Manchester bombing

Quakers in Britain, as part of the The Interfaith Network in the UK, endorsed this statement produced by them on 23 May.

The NFPB Coordinator, Philip Austin, is actively involved with interfaith groups in Greater Manchester and in Bolton (which is part of Greater Manchester). Statements from these groups appear amongst many listed on the Interfaith Network’s website here . He made the following contribution to a town-centre vigil in Bolton, on behalf of Bolton Interfaith that took place on 23 May. This is not a NFPB statement, but shared here as an example of the activities and reflections that are shaping responses in the region.

Text of contribution to the Bolton vigil on 23rd May 2017

Bolton Interfaith seeks to draw people together from faith and other community group from across Bolton.

We aim to build connections, to build friendships and to build bridges. We are united by a commitment to taking action that expresses our common values of caring for one another, of being active and positive citizens and, of finding unity in our diversity. To being good neighbours.

We have sometimes gathered to stand in solidarity, grief and prayerful reflection, at times of crisis in other parts of the world. Our sadness feels more acute than ever today because it is our neighbouring and inter-linked community of Manchester, as well as the wider North West, that has been so terribly and dramatically affected.

We hold in our hearts and in our prayers those whose – mostly young – lives have been so abruptly taken or shattered, by an act that embodied despair rather than faith. Our commitment is to building hope and we will continue to let that sentiment shape our actions.

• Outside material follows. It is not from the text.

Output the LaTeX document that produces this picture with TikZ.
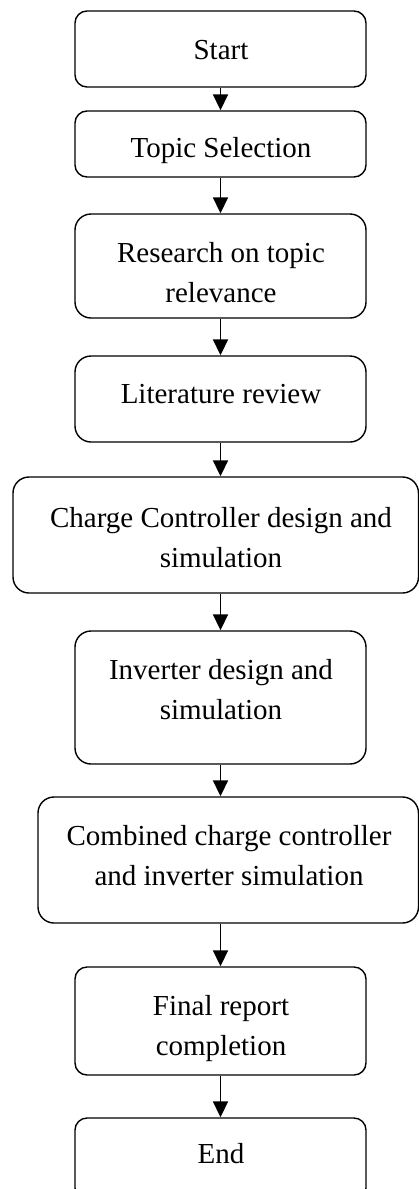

This town, as with neighbouring parts of greater Manchester, is rich in its history, in its stories and in the aspirations and visions of its people. These threads, woven together, help us to help one another, just as we have seen the emergency services and the people of Manchester helping both neighbours and strangers in the city last night and today, with open hearts and open doors.

Let us support one another as we support our neighbours, our friends, our families, our town. We draw strength from prayer and from from hope. And we draw from the simple goodness in human hearts and from one another as we again affirm our bonds of common humanity.

There are so many stories of friendship and generosity in action – we know it is both what we are capable of and what unites us. But we are drawn together today, above all, by a deep sadness, a sadness that we must help one another through. We must look after each other today, tomorrow and however long it takes. But let us be together, both in our pain and in our deep sense of common humanity.